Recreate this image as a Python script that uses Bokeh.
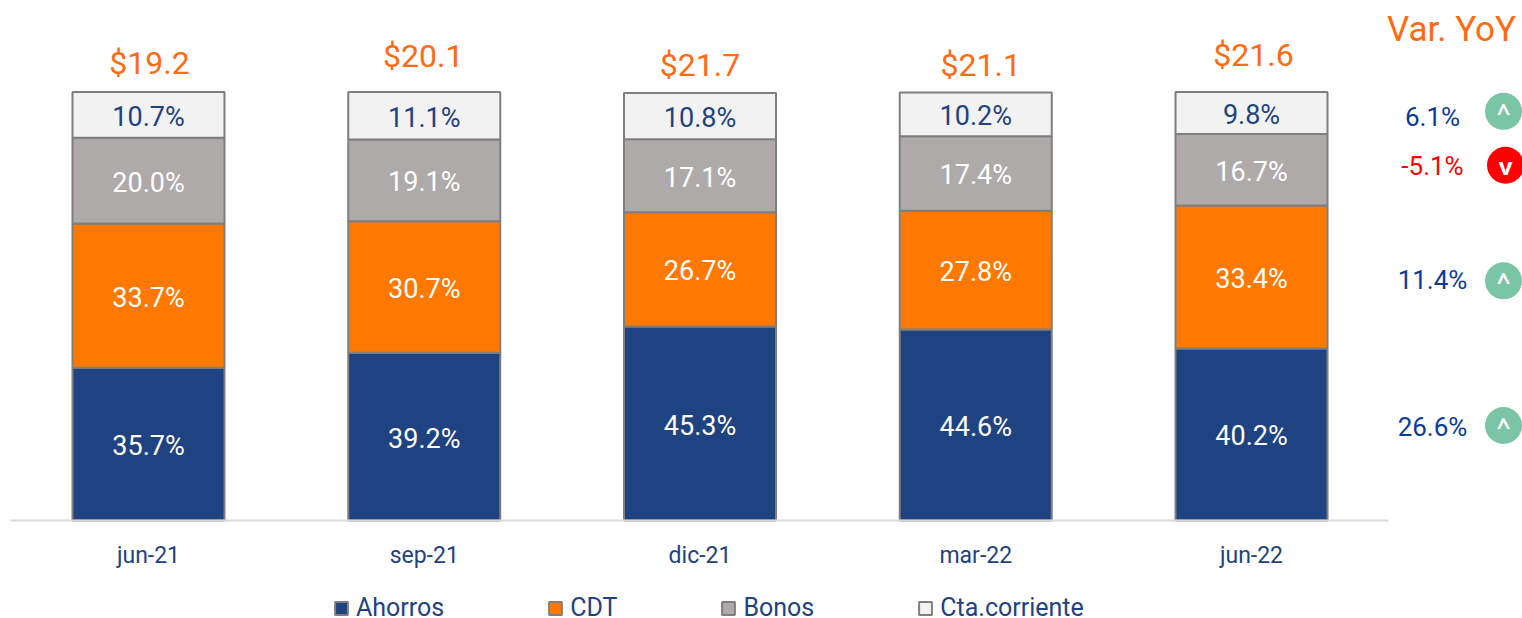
from bokeh.plotting import figure
from bokeh.models import ColumnDataSource, FixedTicker, Label, Legend, LegendItem
from bokeh.core.properties import value
from bokeh.embed import file_html
from bokeh.resources import INLINE

periods = ["jun-21", "sep-21", "dic-21", "mar-22", "jun-22"]
ahorros = [35.7, 39.2, 45.3, 44.6, 40.2]
cdt = [33.7, 30.7, 26.7, 27.8, 33.4]
bonos = [20.0, 19.1, 17.1, 17.4, 16.7]
cta = [10.7, 11.1, 10.8, 10.2, 9.8]
totals = ["$19.2", "$20.1", "$21.7", "$21.1", "$21.6"]
yoy_labels = ["6.1%", "-5.1%", "11.4%", "26.6%"]
yoy_up = [True, False, True, True]
legend_labels = ["Ahorros", "CDT", "Bonos", "Cta.corriente"]

# layout only
total_dy = [-30, -37, -28, -28, -38]
total_dx = [1, -1, 0, 5, 2]
yoy_y = [94.3, 82.9, 56.1, 21.9]
icon_y = [95.6, 83.0, 56.0, 22.2]
yoy_x = [1432, 1432, 1432, 1432]
icon_x = [1503, 1505, 1503, 1503]

FONT = "Roboto"
NAVY, ORANGE, GREY, LIGHT = "#1F4280", "#FF7900", "#AEAAAA", "#F2F2F2"
TOTAL = "#FF6A13"
PX_X, X0 = 275.75, 148.0
PX_Y = 4.28
to_x = lambda px: (px - X0) / PX_X

x = list(range(len(periods)))
p = figure(width=1522, height=618, output_backend="svg", toolbar_location=None,
           x_range=(-X0 / PX_X, (1522 - X0) / PX_X), y_range=(-98 / PX_Y, 520 / PX_Y),
           min_border_left=0, min_border_right=0, min_border_top=0, min_border_bottom=0,
           outline_line_color=None, background_fill_color="white")
p.grid.visible = False
p.yaxis.visible = False

ax = p.xaxis[0]
ax.fixed_location = 0
ax.ticker = FixedTicker(ticks=x)
ax.major_label_overrides = {i: s for i, s in enumerate(periods)}
ax.bounds = ((10 - X0) / PX_X, (1388 - X0) / PX_X)
ax.axis_line_color = "#D9D9D9"
ax.axis_line_width = 2
ax.major_tick_line_color = None
ax.minor_tick_line_color = None
ax.major_label_standoff = 15
ax.major_label_text_font = FONT
ax.major_label_text_font_size = "23px"
ax.major_label_text_color = NAVY

src = ColumnDataSource(dict(x=x, Ahorros=ahorros, CDT=cdt, Bonos=bonos, Cta=cta))
names = ["Ahorros", "CDT", "Bonos", "Cta"]
colors = [NAVY, ORANGE, GREY, LIGHT]
rs = p.vbar_stack(names, x="x", width=152 / PX_X, source=src,
                  fill_color=colors, line_color="#7F7F7F", line_width=2)

bottom = [0.0] * len(x)
for vals, col in zip([ahorros, cdt, bonos, cta], ["white", "white", "white", NAVY]):
    mids = [b + v / 2 for b, v in zip(bottom, vals)]
    bottom = [b + v for b, v in zip(bottom, vals)]
    s = ColumnDataSource(dict(x=x, y=mids, t=[f"{v:.1f}%" for v in vals]))
    p.text("x", "y", text="t", source=s, text_font=value(FONT), text_font_size="27px",
           text_color=col, text_align="center", text_baseline="middle", y_offset=2)

ts = ColumnDataSource(dict(x=x, y=[100] * 5, t=totals, dx=total_dx, dy=total_dy))
p.text("x", "y", text="t", source=ts, text_font=value(FONT), text_font_size="32px",
       text_color=TOTAL, text_align="center", text_baseline="middle", x_offset="dx", y_offset="dy")

ys = ColumnDataSource(dict(x=[to_x(v) for v in yoy_x], y=yoy_y, t=yoy_labels,
                           c=[("#0B3A9A" if u else "#FF0000") for u in yoy_up]))
p.text("x", "y", text="t", source=ys, text_font=value(FONT), text_font_size="26px",
       text_color="c", text_align="center", text_baseline="middle")
ic = ColumnDataSource(dict(x=[to_x(v) for v in icon_x], y=icon_y,
                           c=[("#7AC5A5" if u else "#FF0000") for u in yoy_up],
                           t=["^" if u else "v" for u in yoy_up]))
p.scatter("x", "y", source=ic, size=37, marker="circle", fill_color="c", line_color=None)
p.text("x", "y", text="t", source=ic, text_font=value("Noto Sans"), text_font_style="bold",
       text_font_size="24px", text_color="white", text_align="center", text_baseline="middle")

p.add_layout(Label(x=1451, y=589, x_units="screen", y_units="screen", text="Var. YoY",
                   text_font=FONT, text_font_size="35px", text_color=TOTAL,
                   text_align="center", text_baseline="middle"))

lg = Legend(items=[LegendItem(label=l, renderers=[r]) for l, r in zip(legend_labels, rs)],
            orientation="horizontal", location=(333, -4))
lg.background_fill_alpha = 0
lg.border_line_color = None
lg.padding = 0
lg.margin = 0
lg.spacing = 103
lg.glyph_width = 16
lg.glyph_height = 16
lg.label_standoff = 7
lg.label_text_font = FONT
lg.label_text_font_size = "25px"
lg.label_text_color = NAVY
p.add_layout(lg, "center")

open("out.html", "w").write(file_html(p, INLINE))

# Problem details
Repeat, word for word and with no pictures, only the lines running from the beginning of the data to the line that contains "icon_x = [1503, 1505, 1503, 1503]".

# Response for this exercise
Recreate this image as a Python script that uses Bokeh.
from bokeh.plotting import figure
from bokeh.models import ColumnDataSource, FixedTicker, Label, Legend, LegendItem
from bokeh.core.properties import value
from bokeh.embed import file_html
from bokeh.resources import INLINE

periods = ["jun-21", "sep-21", "dic-21", "mar-22", "jun-22"]
ahorros = [35.7, 39.2, 45.3, 44.6, 40.2]
cdt = [33.7, 30.7, 26.7, 27.8, 33.4]
bonos = [20.0, 19.1, 17.1, 17.4, 16.7]
cta = [10.7, 11.1, 10.8, 10.2, 9.8]
totals = ["$19.2", "$20.1", "$21.7", "$21.1", "$21.6"]
yoy_labels = ["6.1%", "-5.1%", "11.4%", "26.6%"]
yoy_up = [True, False, True, True]
legend_labels = ["Ahorros", "CDT", "Bonos", "Cta.corriente"]

# layout only
total_dy = [-30, -37, -28, -28, -38]
total_dx = [1, -1, 0, 5, 2]
yoy_y = [94.3, 82.9, 56.1, 21.9]
icon_y = [95.6, 83.0, 56.0, 22.2]
yoy_x = [1432, 1432, 1432, 1432]
icon_x = [1503, 1505, 1503, 1503]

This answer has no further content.